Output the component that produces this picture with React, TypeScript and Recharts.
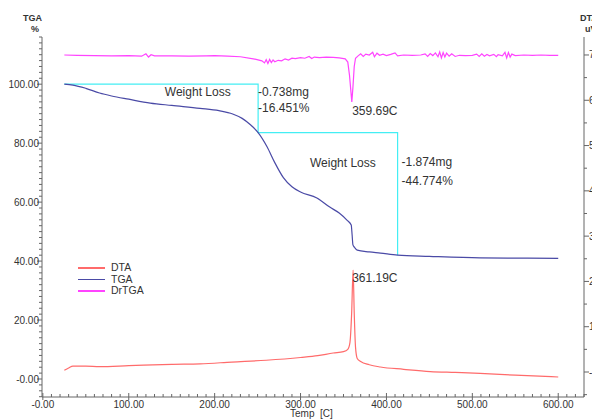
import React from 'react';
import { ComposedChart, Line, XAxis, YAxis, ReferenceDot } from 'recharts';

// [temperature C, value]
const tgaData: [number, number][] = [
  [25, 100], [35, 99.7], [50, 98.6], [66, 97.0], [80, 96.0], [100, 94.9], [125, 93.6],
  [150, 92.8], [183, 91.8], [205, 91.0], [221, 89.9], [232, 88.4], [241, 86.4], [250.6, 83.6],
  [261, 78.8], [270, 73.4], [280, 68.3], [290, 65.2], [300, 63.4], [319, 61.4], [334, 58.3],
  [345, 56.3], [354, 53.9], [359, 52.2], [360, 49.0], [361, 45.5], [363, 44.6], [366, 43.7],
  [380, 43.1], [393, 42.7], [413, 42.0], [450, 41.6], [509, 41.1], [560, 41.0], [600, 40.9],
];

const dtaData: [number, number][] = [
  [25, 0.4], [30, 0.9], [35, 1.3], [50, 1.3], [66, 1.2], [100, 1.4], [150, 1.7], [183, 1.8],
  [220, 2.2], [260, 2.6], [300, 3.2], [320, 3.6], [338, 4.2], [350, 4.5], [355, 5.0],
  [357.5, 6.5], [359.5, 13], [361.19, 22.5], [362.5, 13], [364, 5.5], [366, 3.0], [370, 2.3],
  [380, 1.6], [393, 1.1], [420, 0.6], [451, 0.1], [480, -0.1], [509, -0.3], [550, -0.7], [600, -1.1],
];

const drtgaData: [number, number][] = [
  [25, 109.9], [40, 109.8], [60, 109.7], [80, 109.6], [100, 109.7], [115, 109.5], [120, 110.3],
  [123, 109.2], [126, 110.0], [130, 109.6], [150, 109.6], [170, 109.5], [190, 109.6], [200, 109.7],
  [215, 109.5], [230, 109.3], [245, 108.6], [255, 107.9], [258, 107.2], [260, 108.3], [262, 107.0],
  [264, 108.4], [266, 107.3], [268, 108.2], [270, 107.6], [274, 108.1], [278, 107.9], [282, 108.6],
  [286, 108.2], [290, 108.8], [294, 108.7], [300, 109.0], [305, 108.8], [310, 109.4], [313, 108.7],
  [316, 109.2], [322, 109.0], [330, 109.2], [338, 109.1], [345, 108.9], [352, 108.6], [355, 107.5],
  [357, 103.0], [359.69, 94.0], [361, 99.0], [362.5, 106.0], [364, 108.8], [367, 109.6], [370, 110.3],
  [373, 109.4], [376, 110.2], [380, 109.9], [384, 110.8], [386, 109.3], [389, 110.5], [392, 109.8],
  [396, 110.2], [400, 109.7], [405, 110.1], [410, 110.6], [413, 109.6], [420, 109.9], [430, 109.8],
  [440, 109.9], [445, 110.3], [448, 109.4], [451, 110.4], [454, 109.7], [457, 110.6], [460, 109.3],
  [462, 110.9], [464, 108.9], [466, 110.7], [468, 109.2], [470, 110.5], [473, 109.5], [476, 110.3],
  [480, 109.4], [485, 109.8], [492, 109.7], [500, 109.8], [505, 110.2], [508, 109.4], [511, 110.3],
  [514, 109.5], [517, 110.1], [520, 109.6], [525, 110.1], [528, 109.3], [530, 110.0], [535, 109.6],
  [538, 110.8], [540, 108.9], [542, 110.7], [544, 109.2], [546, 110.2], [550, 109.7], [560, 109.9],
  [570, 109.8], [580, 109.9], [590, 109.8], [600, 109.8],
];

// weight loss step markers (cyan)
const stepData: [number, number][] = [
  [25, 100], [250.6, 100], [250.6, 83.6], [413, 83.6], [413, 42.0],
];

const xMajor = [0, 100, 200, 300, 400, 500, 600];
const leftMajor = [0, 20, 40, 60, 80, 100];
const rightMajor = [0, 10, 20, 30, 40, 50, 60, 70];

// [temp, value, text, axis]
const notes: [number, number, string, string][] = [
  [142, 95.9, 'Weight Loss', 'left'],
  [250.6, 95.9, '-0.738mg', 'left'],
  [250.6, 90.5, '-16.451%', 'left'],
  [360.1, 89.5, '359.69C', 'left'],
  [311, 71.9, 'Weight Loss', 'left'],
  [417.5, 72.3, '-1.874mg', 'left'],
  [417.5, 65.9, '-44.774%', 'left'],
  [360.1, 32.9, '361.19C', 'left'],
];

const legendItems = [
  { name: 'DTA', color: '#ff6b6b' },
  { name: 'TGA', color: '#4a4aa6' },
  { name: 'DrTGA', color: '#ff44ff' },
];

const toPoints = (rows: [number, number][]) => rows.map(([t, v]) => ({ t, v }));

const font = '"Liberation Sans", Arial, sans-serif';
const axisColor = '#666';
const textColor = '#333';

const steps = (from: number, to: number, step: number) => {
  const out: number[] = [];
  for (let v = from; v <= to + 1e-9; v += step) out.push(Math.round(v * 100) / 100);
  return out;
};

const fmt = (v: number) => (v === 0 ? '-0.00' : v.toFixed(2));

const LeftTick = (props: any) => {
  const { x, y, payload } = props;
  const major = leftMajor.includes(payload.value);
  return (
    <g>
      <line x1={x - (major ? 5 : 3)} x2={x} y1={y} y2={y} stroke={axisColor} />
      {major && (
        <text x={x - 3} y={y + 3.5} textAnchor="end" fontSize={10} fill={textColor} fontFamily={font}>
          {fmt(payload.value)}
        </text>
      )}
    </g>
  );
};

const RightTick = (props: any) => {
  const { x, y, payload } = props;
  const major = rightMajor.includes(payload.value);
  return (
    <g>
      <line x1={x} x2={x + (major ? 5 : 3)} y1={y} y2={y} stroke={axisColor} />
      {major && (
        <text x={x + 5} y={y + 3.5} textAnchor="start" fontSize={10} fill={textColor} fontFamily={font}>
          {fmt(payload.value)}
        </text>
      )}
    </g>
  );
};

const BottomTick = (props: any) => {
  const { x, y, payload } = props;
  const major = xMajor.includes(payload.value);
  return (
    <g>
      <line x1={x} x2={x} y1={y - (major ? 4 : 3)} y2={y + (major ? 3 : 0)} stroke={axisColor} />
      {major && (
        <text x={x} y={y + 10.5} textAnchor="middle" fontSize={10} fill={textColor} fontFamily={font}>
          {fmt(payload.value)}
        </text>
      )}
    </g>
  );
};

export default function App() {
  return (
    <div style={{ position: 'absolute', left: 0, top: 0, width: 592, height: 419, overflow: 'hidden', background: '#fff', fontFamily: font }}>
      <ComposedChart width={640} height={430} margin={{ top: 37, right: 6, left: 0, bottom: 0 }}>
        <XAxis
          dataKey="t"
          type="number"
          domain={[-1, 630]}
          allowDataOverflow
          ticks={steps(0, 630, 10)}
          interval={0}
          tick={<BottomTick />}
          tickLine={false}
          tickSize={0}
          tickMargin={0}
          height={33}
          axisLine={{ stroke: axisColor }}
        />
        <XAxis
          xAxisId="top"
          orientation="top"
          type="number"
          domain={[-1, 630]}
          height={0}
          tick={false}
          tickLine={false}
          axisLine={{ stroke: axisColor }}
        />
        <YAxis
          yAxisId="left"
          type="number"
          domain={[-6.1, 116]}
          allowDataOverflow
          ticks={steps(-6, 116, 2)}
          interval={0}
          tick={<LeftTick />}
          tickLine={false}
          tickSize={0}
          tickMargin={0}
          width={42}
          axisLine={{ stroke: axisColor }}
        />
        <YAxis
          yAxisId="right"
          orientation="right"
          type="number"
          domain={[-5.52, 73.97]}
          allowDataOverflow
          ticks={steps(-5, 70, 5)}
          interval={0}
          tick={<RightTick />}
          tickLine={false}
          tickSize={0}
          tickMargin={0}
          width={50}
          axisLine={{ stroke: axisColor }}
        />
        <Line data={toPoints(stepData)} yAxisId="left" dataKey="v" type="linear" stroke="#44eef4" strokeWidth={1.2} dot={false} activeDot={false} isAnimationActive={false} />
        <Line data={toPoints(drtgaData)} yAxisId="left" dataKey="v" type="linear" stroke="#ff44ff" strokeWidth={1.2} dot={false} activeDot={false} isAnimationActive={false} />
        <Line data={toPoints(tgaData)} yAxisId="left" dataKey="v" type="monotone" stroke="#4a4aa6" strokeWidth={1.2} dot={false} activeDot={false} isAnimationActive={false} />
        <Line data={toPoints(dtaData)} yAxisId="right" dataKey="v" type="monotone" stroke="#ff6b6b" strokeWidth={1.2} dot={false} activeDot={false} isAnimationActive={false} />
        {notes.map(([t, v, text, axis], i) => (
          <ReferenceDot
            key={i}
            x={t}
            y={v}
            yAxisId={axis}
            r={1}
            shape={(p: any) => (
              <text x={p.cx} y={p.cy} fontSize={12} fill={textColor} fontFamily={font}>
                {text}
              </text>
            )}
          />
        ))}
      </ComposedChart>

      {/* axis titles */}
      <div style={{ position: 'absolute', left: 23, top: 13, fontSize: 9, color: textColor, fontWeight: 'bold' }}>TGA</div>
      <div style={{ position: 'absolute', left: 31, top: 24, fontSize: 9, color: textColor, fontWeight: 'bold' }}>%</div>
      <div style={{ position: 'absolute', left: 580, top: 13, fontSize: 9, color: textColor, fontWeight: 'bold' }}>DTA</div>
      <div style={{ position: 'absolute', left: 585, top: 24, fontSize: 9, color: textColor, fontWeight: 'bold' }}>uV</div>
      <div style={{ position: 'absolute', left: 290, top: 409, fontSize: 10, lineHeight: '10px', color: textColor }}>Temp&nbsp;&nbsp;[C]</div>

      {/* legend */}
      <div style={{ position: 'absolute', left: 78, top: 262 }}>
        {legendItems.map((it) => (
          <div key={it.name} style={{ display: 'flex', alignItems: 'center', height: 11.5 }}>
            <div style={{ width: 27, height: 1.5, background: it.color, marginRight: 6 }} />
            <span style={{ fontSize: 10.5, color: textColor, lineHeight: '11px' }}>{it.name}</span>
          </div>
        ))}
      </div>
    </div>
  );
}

********************

Task requirements: Please repeat exactly the data above from its first line to the line that contains "XAxis, YAxis, ReferenceDot", inclusive, and leave every picture out.

Result below:
Output the component that produces this picture with React, TypeScript and Recharts.
import React from 'react';
import { ComposedChart, Line, XAxis, YAxis, ReferenceDot } from 'recharts';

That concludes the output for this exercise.